╭─ Dataset extract

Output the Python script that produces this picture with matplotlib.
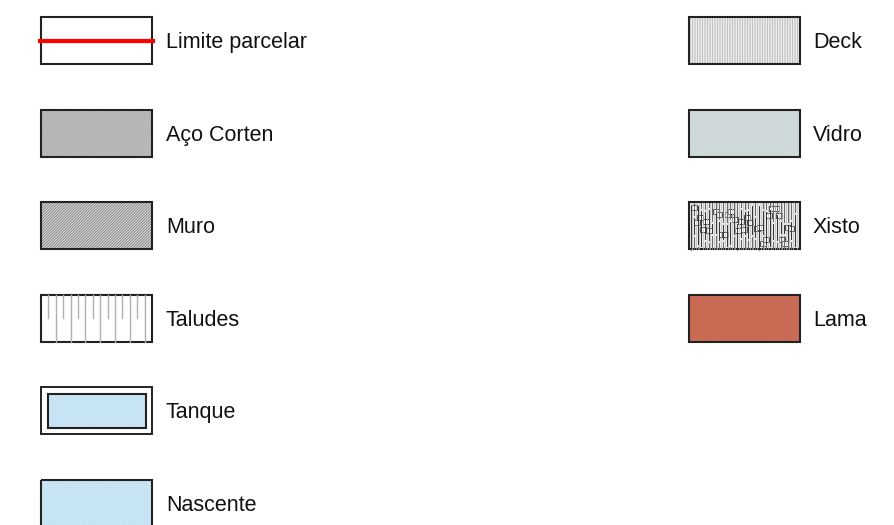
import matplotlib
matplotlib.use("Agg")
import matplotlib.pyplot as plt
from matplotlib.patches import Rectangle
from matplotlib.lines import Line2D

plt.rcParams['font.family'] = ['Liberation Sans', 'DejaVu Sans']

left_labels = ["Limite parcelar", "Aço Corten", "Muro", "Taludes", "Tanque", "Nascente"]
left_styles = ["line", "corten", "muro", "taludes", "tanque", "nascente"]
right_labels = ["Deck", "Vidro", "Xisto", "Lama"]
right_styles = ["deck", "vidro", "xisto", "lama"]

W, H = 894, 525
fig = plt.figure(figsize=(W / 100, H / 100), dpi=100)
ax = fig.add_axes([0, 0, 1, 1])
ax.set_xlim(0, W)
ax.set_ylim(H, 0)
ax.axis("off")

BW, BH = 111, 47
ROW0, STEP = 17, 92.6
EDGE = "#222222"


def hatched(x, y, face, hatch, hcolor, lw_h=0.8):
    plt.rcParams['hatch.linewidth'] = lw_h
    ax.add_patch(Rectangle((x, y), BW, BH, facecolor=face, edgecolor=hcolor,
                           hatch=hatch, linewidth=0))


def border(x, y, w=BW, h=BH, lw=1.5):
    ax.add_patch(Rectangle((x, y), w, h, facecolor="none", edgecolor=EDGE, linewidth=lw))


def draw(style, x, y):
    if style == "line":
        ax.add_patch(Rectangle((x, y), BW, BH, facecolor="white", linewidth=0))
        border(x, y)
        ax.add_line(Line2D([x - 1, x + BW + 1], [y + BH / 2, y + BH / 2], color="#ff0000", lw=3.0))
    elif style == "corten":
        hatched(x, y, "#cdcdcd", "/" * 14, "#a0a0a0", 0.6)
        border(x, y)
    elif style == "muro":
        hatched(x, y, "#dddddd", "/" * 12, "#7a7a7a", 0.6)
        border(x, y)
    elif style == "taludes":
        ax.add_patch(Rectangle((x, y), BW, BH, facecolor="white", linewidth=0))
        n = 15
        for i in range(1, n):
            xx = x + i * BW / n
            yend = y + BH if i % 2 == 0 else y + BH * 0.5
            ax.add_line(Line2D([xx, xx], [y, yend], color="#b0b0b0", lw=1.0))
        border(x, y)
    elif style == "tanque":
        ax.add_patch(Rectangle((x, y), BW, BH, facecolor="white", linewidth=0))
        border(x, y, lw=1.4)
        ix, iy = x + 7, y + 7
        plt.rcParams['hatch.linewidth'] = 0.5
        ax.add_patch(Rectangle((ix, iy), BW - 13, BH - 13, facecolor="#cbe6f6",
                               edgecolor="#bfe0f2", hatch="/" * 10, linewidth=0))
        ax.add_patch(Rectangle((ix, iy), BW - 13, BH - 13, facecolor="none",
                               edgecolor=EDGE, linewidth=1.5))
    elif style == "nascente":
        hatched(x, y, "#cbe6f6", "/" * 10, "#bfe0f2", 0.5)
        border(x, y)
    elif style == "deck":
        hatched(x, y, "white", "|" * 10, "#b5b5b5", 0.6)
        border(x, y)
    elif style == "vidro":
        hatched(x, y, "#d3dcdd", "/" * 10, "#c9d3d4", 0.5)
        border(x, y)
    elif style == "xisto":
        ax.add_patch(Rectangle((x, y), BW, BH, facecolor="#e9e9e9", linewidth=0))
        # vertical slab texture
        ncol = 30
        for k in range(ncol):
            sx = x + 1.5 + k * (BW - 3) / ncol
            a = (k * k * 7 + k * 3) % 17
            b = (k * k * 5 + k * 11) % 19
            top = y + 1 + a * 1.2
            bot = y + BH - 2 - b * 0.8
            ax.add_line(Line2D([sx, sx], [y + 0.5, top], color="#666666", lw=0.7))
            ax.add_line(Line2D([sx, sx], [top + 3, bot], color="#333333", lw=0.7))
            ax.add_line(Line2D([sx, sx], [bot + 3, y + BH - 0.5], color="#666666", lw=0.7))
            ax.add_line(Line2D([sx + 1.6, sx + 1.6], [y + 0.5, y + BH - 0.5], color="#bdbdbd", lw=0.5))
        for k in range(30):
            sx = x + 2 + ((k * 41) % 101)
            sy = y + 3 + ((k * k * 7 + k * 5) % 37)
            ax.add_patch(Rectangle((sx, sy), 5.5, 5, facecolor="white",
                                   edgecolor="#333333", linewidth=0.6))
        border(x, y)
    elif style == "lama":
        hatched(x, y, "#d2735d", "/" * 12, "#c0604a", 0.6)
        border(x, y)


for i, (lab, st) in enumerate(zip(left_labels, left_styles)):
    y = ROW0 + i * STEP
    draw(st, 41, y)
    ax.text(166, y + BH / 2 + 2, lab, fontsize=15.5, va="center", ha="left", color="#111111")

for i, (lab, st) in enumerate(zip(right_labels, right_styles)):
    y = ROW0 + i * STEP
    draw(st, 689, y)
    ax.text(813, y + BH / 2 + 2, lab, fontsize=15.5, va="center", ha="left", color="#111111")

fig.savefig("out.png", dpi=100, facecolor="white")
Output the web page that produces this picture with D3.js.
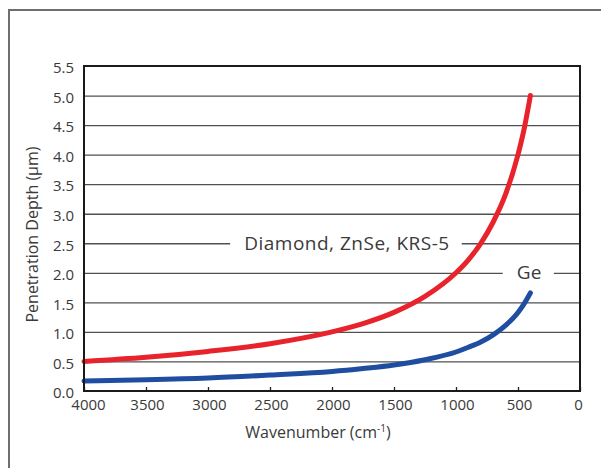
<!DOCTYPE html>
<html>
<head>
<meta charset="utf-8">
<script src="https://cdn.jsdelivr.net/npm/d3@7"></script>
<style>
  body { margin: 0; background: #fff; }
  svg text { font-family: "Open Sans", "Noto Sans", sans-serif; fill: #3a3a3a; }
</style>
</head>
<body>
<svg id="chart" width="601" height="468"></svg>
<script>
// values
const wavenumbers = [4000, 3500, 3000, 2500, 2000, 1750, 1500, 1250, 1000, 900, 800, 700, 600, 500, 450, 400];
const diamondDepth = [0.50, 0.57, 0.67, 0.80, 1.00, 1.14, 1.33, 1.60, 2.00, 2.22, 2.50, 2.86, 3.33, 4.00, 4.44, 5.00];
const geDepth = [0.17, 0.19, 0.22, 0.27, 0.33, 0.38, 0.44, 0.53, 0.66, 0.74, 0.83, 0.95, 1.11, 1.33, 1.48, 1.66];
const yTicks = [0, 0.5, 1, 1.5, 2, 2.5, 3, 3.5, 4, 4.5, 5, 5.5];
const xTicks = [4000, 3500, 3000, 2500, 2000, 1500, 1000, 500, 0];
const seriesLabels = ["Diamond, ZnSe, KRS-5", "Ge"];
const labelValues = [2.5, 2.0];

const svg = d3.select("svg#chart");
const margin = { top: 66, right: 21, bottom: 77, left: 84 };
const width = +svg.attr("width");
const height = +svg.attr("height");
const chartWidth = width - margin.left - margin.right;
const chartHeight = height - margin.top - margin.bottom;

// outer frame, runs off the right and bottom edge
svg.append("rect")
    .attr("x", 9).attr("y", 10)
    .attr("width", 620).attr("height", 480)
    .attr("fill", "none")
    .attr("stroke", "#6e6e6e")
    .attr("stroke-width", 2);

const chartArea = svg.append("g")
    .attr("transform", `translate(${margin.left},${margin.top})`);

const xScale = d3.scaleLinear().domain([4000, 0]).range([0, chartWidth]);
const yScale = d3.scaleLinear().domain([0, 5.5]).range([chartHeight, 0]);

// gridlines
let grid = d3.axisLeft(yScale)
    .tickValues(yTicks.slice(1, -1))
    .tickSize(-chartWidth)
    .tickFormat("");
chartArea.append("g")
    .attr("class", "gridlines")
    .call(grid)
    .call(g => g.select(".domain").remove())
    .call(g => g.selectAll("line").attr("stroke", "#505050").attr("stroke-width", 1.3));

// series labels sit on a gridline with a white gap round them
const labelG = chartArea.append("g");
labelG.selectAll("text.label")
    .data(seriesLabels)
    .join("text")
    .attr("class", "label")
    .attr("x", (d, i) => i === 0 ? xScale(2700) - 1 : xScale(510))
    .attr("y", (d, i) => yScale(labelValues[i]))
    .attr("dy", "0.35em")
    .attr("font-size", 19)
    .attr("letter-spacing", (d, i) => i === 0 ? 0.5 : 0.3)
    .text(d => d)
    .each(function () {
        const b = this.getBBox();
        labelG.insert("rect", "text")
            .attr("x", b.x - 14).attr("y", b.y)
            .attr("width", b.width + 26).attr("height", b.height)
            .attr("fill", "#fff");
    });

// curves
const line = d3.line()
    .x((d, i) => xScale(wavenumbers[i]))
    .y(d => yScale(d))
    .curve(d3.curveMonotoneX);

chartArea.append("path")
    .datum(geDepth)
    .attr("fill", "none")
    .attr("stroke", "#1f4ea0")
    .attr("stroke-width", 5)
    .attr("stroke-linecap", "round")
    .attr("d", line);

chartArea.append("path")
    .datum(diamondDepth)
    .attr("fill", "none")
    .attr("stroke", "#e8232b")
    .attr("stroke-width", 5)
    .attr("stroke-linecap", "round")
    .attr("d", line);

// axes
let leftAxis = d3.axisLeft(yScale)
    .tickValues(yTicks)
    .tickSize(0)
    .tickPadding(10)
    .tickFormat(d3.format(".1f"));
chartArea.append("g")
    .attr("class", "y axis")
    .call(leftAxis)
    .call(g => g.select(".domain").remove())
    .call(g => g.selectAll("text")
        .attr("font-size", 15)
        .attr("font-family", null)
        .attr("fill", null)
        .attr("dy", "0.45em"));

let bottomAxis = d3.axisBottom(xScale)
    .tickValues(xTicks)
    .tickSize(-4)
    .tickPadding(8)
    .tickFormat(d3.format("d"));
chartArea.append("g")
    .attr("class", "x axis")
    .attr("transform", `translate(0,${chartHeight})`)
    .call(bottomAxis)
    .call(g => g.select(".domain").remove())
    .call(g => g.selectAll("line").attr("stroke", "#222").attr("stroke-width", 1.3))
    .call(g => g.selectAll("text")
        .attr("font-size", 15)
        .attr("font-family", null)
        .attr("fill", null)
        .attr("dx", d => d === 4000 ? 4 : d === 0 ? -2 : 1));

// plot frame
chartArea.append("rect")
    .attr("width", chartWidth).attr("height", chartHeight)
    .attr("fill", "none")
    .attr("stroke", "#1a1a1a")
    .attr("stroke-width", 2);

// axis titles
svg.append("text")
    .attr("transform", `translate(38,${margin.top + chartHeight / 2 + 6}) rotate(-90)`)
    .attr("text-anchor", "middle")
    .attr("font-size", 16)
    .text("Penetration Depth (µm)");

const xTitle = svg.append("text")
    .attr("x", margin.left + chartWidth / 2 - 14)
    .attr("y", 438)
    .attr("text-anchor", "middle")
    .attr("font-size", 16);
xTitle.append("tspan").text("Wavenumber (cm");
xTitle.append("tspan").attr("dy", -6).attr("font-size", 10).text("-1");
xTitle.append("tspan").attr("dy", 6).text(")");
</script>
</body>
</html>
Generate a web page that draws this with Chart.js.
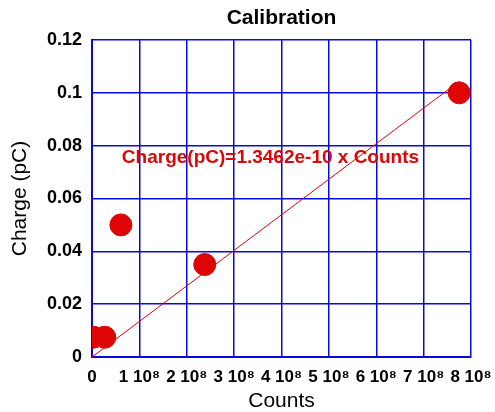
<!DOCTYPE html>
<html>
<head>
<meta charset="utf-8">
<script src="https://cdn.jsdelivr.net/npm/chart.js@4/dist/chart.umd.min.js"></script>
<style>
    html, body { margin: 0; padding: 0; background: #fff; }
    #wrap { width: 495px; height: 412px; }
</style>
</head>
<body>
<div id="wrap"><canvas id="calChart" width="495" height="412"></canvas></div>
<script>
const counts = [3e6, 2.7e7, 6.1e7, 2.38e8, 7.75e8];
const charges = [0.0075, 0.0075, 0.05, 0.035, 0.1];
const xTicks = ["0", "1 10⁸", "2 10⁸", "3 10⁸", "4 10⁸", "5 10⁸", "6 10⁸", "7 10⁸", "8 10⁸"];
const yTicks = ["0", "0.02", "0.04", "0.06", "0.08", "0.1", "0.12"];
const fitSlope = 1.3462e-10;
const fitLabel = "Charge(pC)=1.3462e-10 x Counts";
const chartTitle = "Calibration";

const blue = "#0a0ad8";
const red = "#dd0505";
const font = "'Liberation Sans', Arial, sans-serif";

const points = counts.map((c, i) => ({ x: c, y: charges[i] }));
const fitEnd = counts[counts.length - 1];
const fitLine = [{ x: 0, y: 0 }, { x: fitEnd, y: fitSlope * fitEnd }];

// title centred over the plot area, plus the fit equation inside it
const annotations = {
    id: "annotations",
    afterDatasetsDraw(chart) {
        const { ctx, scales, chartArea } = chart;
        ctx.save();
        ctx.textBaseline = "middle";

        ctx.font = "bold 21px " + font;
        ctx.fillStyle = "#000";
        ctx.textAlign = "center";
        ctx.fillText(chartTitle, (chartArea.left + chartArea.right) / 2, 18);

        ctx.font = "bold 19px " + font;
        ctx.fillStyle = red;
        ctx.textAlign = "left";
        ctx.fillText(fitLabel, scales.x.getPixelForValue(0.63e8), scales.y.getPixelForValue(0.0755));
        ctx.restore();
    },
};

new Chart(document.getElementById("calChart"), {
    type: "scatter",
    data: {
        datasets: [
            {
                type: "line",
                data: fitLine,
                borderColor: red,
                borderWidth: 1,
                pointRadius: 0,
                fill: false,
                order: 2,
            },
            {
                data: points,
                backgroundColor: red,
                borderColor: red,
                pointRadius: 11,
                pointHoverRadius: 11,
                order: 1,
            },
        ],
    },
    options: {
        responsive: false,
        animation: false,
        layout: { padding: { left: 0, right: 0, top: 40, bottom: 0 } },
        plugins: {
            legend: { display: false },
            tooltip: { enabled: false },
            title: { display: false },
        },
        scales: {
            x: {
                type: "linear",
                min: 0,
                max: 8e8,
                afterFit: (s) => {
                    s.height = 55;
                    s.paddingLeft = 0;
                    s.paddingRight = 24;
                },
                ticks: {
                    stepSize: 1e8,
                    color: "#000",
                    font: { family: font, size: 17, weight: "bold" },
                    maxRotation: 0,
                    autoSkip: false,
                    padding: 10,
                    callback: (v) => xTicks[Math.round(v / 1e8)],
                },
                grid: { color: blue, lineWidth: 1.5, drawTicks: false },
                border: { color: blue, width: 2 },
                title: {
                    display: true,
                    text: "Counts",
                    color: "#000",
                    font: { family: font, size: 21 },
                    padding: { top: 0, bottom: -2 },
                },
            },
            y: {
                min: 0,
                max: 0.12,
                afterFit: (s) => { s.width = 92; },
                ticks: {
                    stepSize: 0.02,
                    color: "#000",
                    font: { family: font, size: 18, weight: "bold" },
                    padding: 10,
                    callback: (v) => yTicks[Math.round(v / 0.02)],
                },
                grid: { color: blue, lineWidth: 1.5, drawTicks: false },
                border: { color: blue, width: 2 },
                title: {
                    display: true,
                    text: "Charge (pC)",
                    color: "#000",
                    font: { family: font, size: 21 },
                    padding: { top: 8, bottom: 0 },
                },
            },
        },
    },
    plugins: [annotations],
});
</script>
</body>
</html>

╰─

[What to produce] Among the entries, how many lines include the word "matplotlib"? Answer with a single number and nothing further.

[Correct answer] 6